< ♜

Ideals and Ambitions

"Getting published" was always on my bucket list of personal and professional goals. I don't really remember when that became a goal for me, but perhaps it all started when I went to my first professional conference and the conference presentations were accompanied by an entry in a professional journal. Ergo, all the presenters were published and I was young and looked up to the presenters as the experts; it felt like an accomplishment on par with getting an award or tenure. Add to that the fact that publishing seemed inextricably link with doing important work, work that others want to read about, timeless work.

I am working on my second paper to be published at the moment. My first was about the innovation cycle, the process by which my team would approach new and interesting technology ideas and create services to democratize access to them. That paper can be found here and it is a good read, almost exactly five years later. I wrote about that work in the context of leadership recently here. My second paper is about the shift from one entrenched tool for technology circulation to a third-party hosted solution, the subject of which I wrote about here, among other places.

But this post isn't meant to be a callback to other writing, it is instead meant to help me think through what led me to be interested in sharing my work in the first place. Perhaps at one point or another it had something to do with natural ambition and a perspective that I would be truly important when my name was "in ink". But as I matured, it was about a personal desire to (to reuse the word) democratize the information, to share important work, so that others would benefit from it.

In working through this process of publishing a second time, however, I was struck by that juxtaposition of ideals and ambition. I work every day to live my values in every part of my life and I am often challenged by the notion that for one person to succeed another must miss out. Leaders must be ambitious, but good ones also see the value in empathy.
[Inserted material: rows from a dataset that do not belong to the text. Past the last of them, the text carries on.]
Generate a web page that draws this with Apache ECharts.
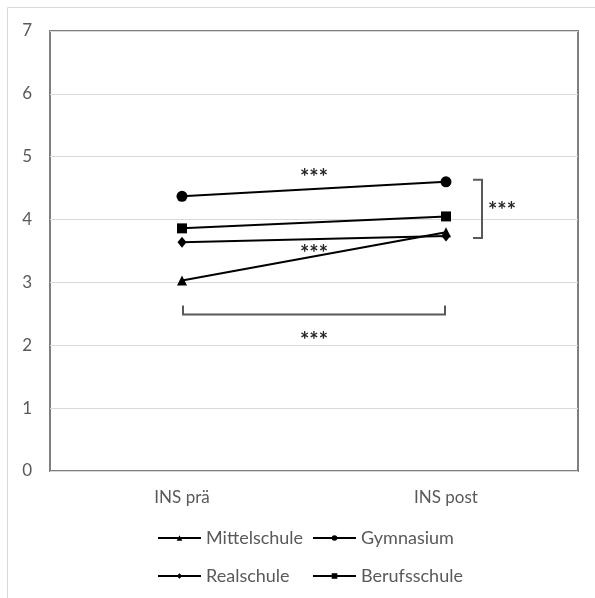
<!DOCTYPE html>
<html>
<head>
<meta charset="utf-8">
<script src="https://cdn.jsdelivr.net/npm/echarts@6/dist/echarts.min.js"></script>
<style>
  html, body { margin: 0; background: #fff; }
  #chart { width: 595px; height: 598px; }
</style>
</head>
<body>
<div id="chart"></div>
<script>
// Kategorien und Mittelwerte je Schulart
const categories = ['INS prä', 'INS post'];
const mittelschule = [3.03, 3.80];
const gymnasium = [4.37, 4.60];
const realschule = [3.64, 3.74];
const berufsschule = [3.86, 4.05];

// Signifikanz-Markierungen (y-Werte in Achseneinheiten)
const sigTopY = 4.75;
const sigMidY = 3.54;
const sigBracketY = 2.49;
const sigBottomY = 2.15;
const sigText = '***';

const textColor = '#595959';
const font = 'Lato, "Open Sans", sans-serif';

const chart = echarts.init(document.getElementById('chart'), null, { renderer: 'canvas' });

function lineSeries(name, data, symbol, size) {
  return {
    name,
    type: 'line',
    data,
    symbol,
    symbolSize: size,
    showAllSymbol: true,
    lineStyle: { color: '#000', width: 2 },
    itemStyle: { color: '#000' },
    emphasis: { disabled: true },
    animation: false,
  };
}

const legendBase = {
  orient: 'vertical',
  top: 529,
  padding: 0,
  itemWidth: 43,
  itemHeight: 7,
  itemGap: 20,
  textStyle: { color: textColor, fontSize: 18, fontFamily: font, lineHeight: 18 },
  selectedMode: false,
};

chart.setOption({
  animation: false,
  grid: {
    left: 50, right: 17, top: 31, bottom: 127,
    show: true, borderColor: '#7f7f7f', borderWidth: 2,
  },
  xAxis: {
    type: 'category',
    data: categories,
    boundaryGap: true,
    axisLine: { show: false },
    axisTick: { show: false },
    axisLabel: { color: textColor, fontSize: 17, fontFamily: font, margin: 18 },
  },
  yAxis: {
    type: 'value',
    min: 0, max: 7, interval: 1,
    axisLine: { show: false },
    axisTick: { show: false },
    splitLine: { lineStyle: { color: '#d9d9d9', width: 1 } },
    axisLabel: { color: textColor, fontSize: 17, fontFamily: font, margin: 18 },
  },
  legend: [
    Object.assign({}, legendBase, { left: 157, data: ['Mittelschule', 'Realschule'] }),
    Object.assign({}, legendBase, { left: 312, data: ['Gymnasium', 'Berufsschule'] }),
  ],
  series: [
    lineSeries('Mittelschule', mittelschule, 'triangle', 10),
    lineSeries('Gymnasium', gymnasium, 'circle', 11),
    lineSeries('Realschule', realschule, 'diamond', [9, 11]),
    lineSeries('Berufsschule', berufsschule, 'rect', 10),
  ],
});

// Annotationen an den Achsen ausrichten
function px(idx, val) {
  return chart.convertToPixel({ gridIndex: 0 }, [idx, val]);
}

const pre = px(0, 0)[0];
const post = px(1, 0)[0];
const mid = (pre + post) / 2;
const starStyle = { text: sigText, fill: '#262626', fontSize: 22, fontWeight: 'bold', fontFamily: font, align: 'center', verticalAlign: 'middle' };
const bracketStyle = { stroke: '#595959', lineWidth: 2, fill: null };

const yTop = px(1, gymnasium[1])[1];
const yBot = px(1, realschule[1])[1];
const yBr = px(0, sigBracketY)[1];
const xr = post + 36;

chart.setOption({
  graphic: [
    // äußerer Rahmen
    { type: 'polyline', shape: { points: [[7.5, 620], [7.5, 7.5], [620, 7.5]] }, style: { stroke: '#d9d9d9', lineWidth: 1, fill: null }, silent: true },
    { type: 'text', x: mid, y: px(0, sigTopY)[1] + 5, style: starStyle, silent: true },
    { type: 'text', x: mid, y: px(0, sigMidY)[1] + 5, style: starStyle, silent: true },
    { type: 'text', x: mid, y: px(0, sigBottomY)[1] + 5, style: starStyle, silent: true },
    { type: 'polyline', shape: { points: [[pre + 1, yBr - 9], [pre + 1, yBr], [post - 1, yBr], [post - 1, yBr - 9]] }, style: bracketStyle, silent: true },
    { type: 'polyline', shape: { points: [[xr - 9, yTop - 2], [xr, yTop - 2], [xr, yBot + 2], [xr - 9, yBot + 2]] }, style: bracketStyle, silent: true },
    { type: 'text', x: xr + 20, y: (yTop + yBot) / 2 + 2, style: starStyle, silent: true },
  ],
});
</script>
</body>
</html>
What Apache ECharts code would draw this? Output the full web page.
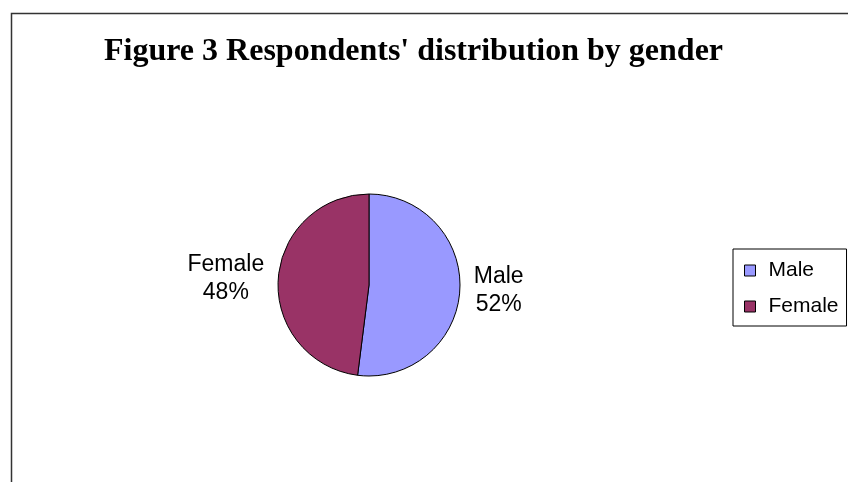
<!DOCTYPE html>
<html>
<head>
<meta charset="utf-8">
<script src="https://cdn.jsdelivr.net/npm/echarts@6/dist/echarts.min.js"></script>
<style>
  html, body { margin: 0; padding: 0; background: #fff; }
  #chart { width: 848px; height: 482px; }
</style>
</head>
<body>
<div id="chart"></div>
<script>
const categories = ['Male', 'Female'];
const shares = [52, 48];
const sliceColors = ['#9999ff', '#993366'];

const chart = echarts.init(document.getElementById('chart'));

chart.setOption({
  backgroundColor: '#fff',
  animation: false,
  color: sliceColors,
  title: {
    text: "Figure 3 Respondents' distribution by gender",
    left: 104,
    top: 36,
    padding: 0,
    textStyle: {
      fontFamily: 'Liberation Serif',
      fontWeight: 'bold',
      fontSize: 32,
      color: '#000',
    },
  },
  legend: {
    orient: 'vertical',
    left: 733,
    top: 249,
    padding: [11, 8, 9, 11],
    itemWidth: 11,
    itemHeight: 11,
    itemGap: 15,
    icon: 'rect',
    borderColor: '#000',
    borderWidth: 1,
    borderRadius: 0,
    itemStyle: { borderColor: '#000', borderWidth: 1 },
    textStyle: {
      fontFamily: 'Liberation Sans',
      fontSize: 21,
      lineHeight: 20,
      color: '#000',
      padding: [0, 0, 0, 8],
    },
    data: categories,
  },
  graphic: [
    {
      type: 'rect',
      silent: true,
      shape: { x: 11.5, y: 13.5, width: 900, height: 600 },
      style: { fill: 'none', stroke: '#333', lineWidth: 1.5 },
    },
  ],
  series: [
    {
      type: 'pie',
      center: [369, 285],
      radius: 91,
      startAngle: 90,
      clockwise: true,
      itemStyle: { borderColor: '#000', borderWidth: 1 },
      label: {
        show: true,
        position: 'outside',
        formatter: (p) => `{t|${p.name}}\n{t|${p.percent}%}`,
        rich: {
          t: {
            fontFamily: 'Liberation Sans',
            fontSize: 23,
            lineHeight: 28,
            color: '#000',
            align: 'center',
          },
        },
      },
      labelLine: { show: false, length: 5, length2: 4 },
      emphasis: { disabled: true },
      data: categories.map((name, i) => ({ name, value: shares[i] })),
    },
  ],
});
</script>
</body>
</html>
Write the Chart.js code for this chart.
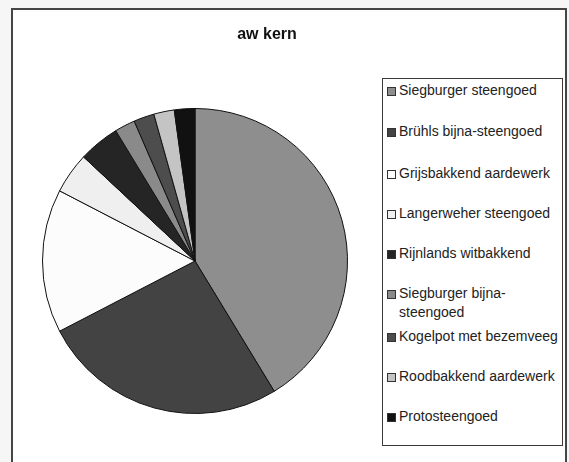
<!DOCTYPE html>
<html>
<head>
<meta charset="utf-8">
<script src="https://cdn.jsdelivr.net/npm/chart.js@4"></script>
<style>
  html, body { margin: 0; padding: 0; background: #f6f6f6; width: 569px; height: 462px; overflow: hidden; }
  #frame { position: absolute; left: 11px; top: 8px; width: 552px; height: 470px;
           background: #fff; border: 2px solid #454545; border-bottom: none; }
  #chart { position: absolute; left: 0; top: 0; }
  #title { position: absolute; left: 167px; width: 200px; top: 25px; text-align: center;
           font: bold 16px "Liberation Sans", Arial, sans-serif; color: #111; }
  #legend { position: absolute; left: 382px; top: 78px; width: 179px; height: 366px;
            border: 1px solid #3a3a3a; background: #fff; }
  .item { position: absolute; left: 0; width: 179px; }
  .sw { position: absolute; left: 4px; width: 7px; height: 7px; border: 1px solid #333; }
  .tx { position: absolute; left: 16px; width: 162px; font: 14px "Liberation Sans", Arial, sans-serif;
        line-height: 19px; color: #222; white-space: normal; }
</style>
</head>
<body>
<div id="frame"></div>
<canvas id="chart" width="569" height="462"></canvas>
<div id="title"></div>
<div id="legend"></div>
<script>
const chartTitle = "aw kern";
const categories = [
  "Siegburger steengoed",
  "Brühls bijna-steengoed",
  "Grijsbakkend aardewerk",
  "Langerweher steengoed",
  "Rijnlands witbakkend",
  "Siegburger bijna-steengoed",
  "Kogelpot met bezemveeg",
  "Roodbakkend aardewerk",
  "Protosteengoed"
];
const counts = [19, 12, 7, 2, 2, 1, 1, 1, 1];
const sliceColors = ["#8e8e8e", "#434343", "#fcfcfc", "#efefef", "#252525", "#8a8a8a", "#4d4d4d", "#c4c4c4", "#111111"];

// legend layout (vertical centre of each entry's first line)
const legendCentres = [90, 131.5, 173, 213, 253, 293, 336, 376, 416];

document.getElementById('title').textContent = chartTitle;

const legend = document.getElementById('legend');
categories.forEach((c, i) => {
  const it = document.createElement('div');
  it.className = 'item';
  it.style.top = (legendCentres[i] - 78 - 1 - 9.5) + 'px';
  const sw = document.createElement('div');
  sw.className = 'sw';
  sw.style.top = '6px';
  sw.style.background = sliceColors[i];
  const tx = document.createElement('div');
  tx.className = 'tx';
  tx.textContent = c;
  if (i === 1) tx.style.whiteSpace = 'nowrap';
  it.appendChild(sw); it.appendChild(tx);
  legend.appendChild(it);
});

new Chart(document.getElementById('chart'), {
  type: 'pie',
  data: {
    labels: categories,
    datasets: [{
      data: counts,
      backgroundColor: sliceColors,
      borderColor: '#111',
      borderWidth: 1
    }]
  },
  options: {
    responsive: false,
    animation: false,
    layout: { padding: { left: 42, right: 221, top: 108, bottom: 48 } },
    plugins: {
      legend: { display: false },
      title: { display: false },
      tooltip: { enabled: false }
    }
  }
});
</script>
</body>
</html>
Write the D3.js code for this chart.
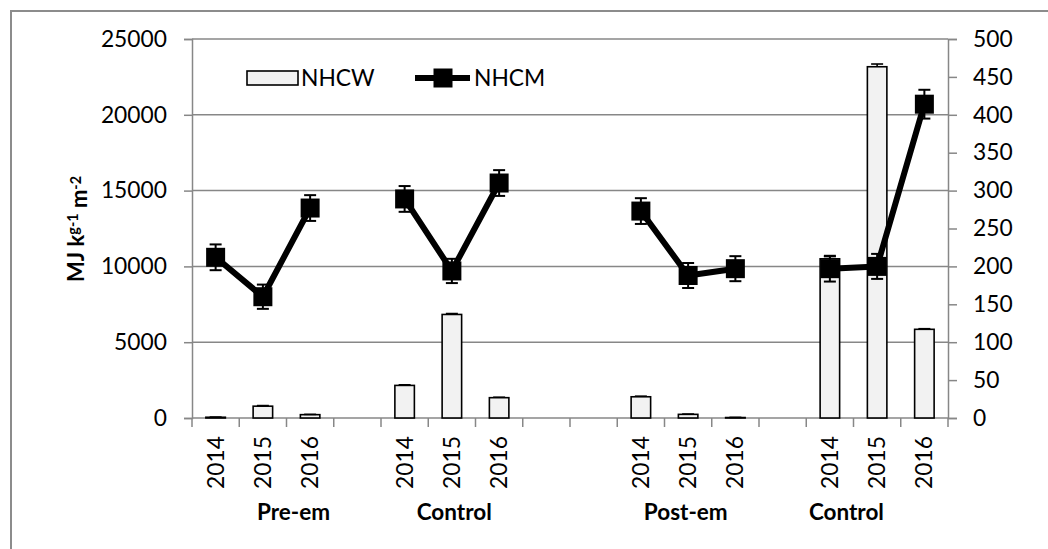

Leaders should also see the value in periodically sacrificing personal ambitions to see the success of those around them.

As I have walked my leadership path, I can't say that my actions and ambitions have never led to someone else missing out a potential step in their journey. But I can say that I have sacrificed those ambitions to help someone else grow in the ways they need to. Hoarding knowledge and responsibility is the act of a weak-minded fool. I have said it before that I work in libraries due to the fundamental truth that is commonly held within this context: the importance of sharing knowledge and providing access to that which was once held for only the select few.